Your objective - Output all the data exactly. Pictures do not belong in the copy.

=======

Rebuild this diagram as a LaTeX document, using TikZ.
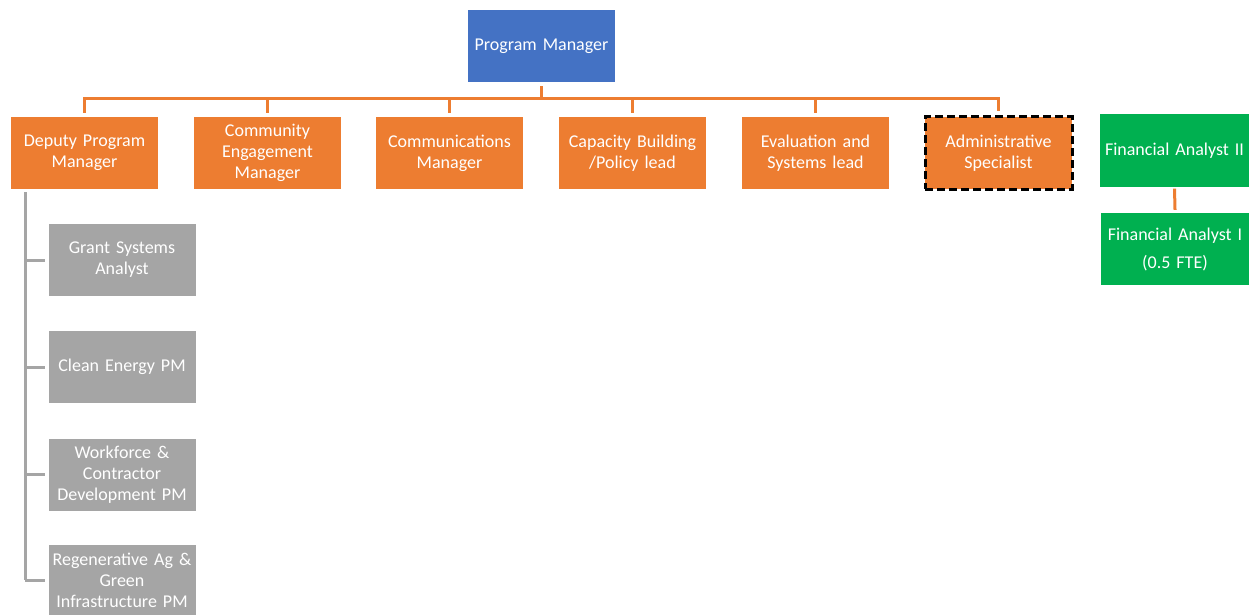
\documentclass[tikz,border=0pt]{standalone}
\usepackage{fontspec}
\setmainfont{Carlito}
\definecolor{pmblue}{HTML}{4472C4}
\definecolor{orng}{HTML}{ED7D31}
\definecolor{grn}{HTML}{00B050}
\definecolor{gry}{HTML}{A5A5A5}
\begin{document}
\begin{tikzpicture}[x=1pt,y=-1pt,
  box/.style={minimum width=147pt,minimum height=72pt,inner sep=0pt,align=center,text=white,font=\fontsize{18}{21}\selectfont,text width=147pt},
  obox/.style={box,fill=orng},
  gbox/.style={box,fill=gry},
  grbox/.style={box,fill=grn,minimum width=149pt,text width=149pt},
  oline/.style={draw=orng,line width=3pt},
  gline/.style={draw=gry,line width=3pt}]
\useasboundingbox (0,0) rectangle (1249,615);
\node[box,fill=pmblue] (pm) at (541.5,46) {Program Manager};
\node[obox] (dpm) at (84.5,153) {Deputy Program\\Manager};
\node[obox] (cem) at (267.5,153) {Community\\Engagement\\Manager};
\node[obox] (com) at (449.5,153) {Communications\\Manager};
\node[obox] (cap) at (632.5,153) {Capacity Building\\/Policy lead};
\node[obox] (eval) at (815.5,153) {Evaluation and\\Systems lead};
\node[obox,draw=black,line width=3pt,dash pattern=on 8pt off 4pt] (adm) at (998.5,153) {Administrative\\Specialist};
\node[grbox] (fa2) at (1174.5,150.5) {Financial Analyst II};
\node[grbox,minimum height=72pt] (fa1) at (1175,249) {Financial Analyst I\\[7pt](0.5 FTE)};
\node[gbox] (gsa) at (122,260) {Grant Systems\\Analyst};
\node[gbox] (cep) at (122,367) {Clean Energy PM};
\node[gbox] (wcd) at (122,474.5) {Workforce \&\\Contractor\\Development PM};
\node[gbox,minimum height=70pt] (rag) at (122,580) {Regenerative Ag \&\\Green\\Infrastructure PM};
\coordinate (hub) at (541.5,99);
\draw[oline] ([yshift=-4pt]pm.south) -- (hub);
\draw[oline,line cap=rect] (dpm.north |- hub) -- (adm.north |- hub);
\foreach \n in {dpm,cem,com,cap,eval,adm}
  \draw[oline] (\n.north |- hub) -- ([yshift=4pt]\n.north);
\draw[oline] ([yshift=-2pt]fa2.south) -- ([yshift=3pt]fa1.north);
\coordinate (sp) at (25,192);
\draw[gline] (sp) -- (25,580);
\foreach \n in {gsa,cep,wcd,rag}
  \draw[gline] (25,0 |- \n.west) -- ([xshift=-3pt]\n.west);
\end{tikzpicture}
\end{document}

=======

Exercise solution -
Rebuild this diagram as a LaTeX document, using TikZ.
\documentclass[tikz,border=0pt]{standalone}
\usepackage{fontspec}
\setmainfont{Carlito}
\definecolor{pmblue}{HTML}{4472C4}
\definecolor{orng}{HTML}{ED7D31}
\definecolor{grn}{HTML}{00B050}
\definecolor{gry}{HTML}{A5A5A5}
\begin{document}
\begin{tikzpicture}[x=1pt,y=-1pt,
  box/.style={minimum width=147pt,minimum height=72pt,inner sep=0pt,align=center,text=white,font=\fontsize{18}{21}\selectfont,text width=147pt},
  obox/.style={box,fill=orng},
  gbox/.style={box,fill=gry},
  grbox/.style={box,fill=grn,minimum width=149pt,text width=149pt},
  oline/.style={draw=orng,line width=3pt},
  gline/.style={draw=gry,line width=3pt}]
\useasboundingbox (0,0) rectangle (1249,615);
\node[box,fill=pmblue] (pm) at (541.5,46) {Program Manager};
\node[obox] (dpm) at (84.5,153) {Deputy Program\\Manager};
\node[obox] (cem) at (267.5,153) {Community\\Engagement\\Manager};
\node[obox] (com) at (449.5,153) {Communications\\Manager};
\node[obox] (cap) at (632.5,153) {Capacity Building\\/Policy lead};
\node[obox] (eval) at (815.5,153) {Evaluation and\\Systems lead};
\node[obox,draw=black,line width=3pt,dash pattern=on 8pt off 4pt] (adm) at (998.5,153) {Administrative\\Specialist};
\node[grbox] (fa2) at (1174.5,150.5) {Financial Analyst II};
\node[grbox,minimum height=72pt] (fa1) at (1175,249) {Financial Analyst I\\[7pt](0.5 FTE)};
\node[gbox] (gsa) at (122,260) {Grant Systems\\Analyst};
\node[gbox] (cep) at (122,367) {Clean Energy PM};
\node[gbox] (wcd) at (122,474.5) {Workforce \&\\Contractor\\Development PM};
\node[gbox,minimum height=70pt] (rag) at (122,580) {Regenerative Ag \&\\Green\\Infrastructure PM};
\coordinate (hub) at (541.5,99);
\draw[oline] ([yshift=-4pt]pm.south) -- (hub);
\draw[oline,line cap=rect] (dpm.north |- hub) -- (adm.north |- hub);
\foreach \n in {dpm,cem,com,cap,eval,adm}
  \draw[oline] (\n.north |- hub) -- ([yshift=4pt]\n.north);
\draw[oline] ([yshift=-2pt]fa2.south) -- ([yshift=3pt]fa1.north);
\coordinate (sp) at (25,192);
\draw[gline] (sp) -- (25,580);
\foreach \n in {gsa,cep,wcd,rag}
  \draw[gline] (25,0 |- \n.west) -- ([xshift=-3pt]\n.west);
\end{tikzpicture}
\end{document}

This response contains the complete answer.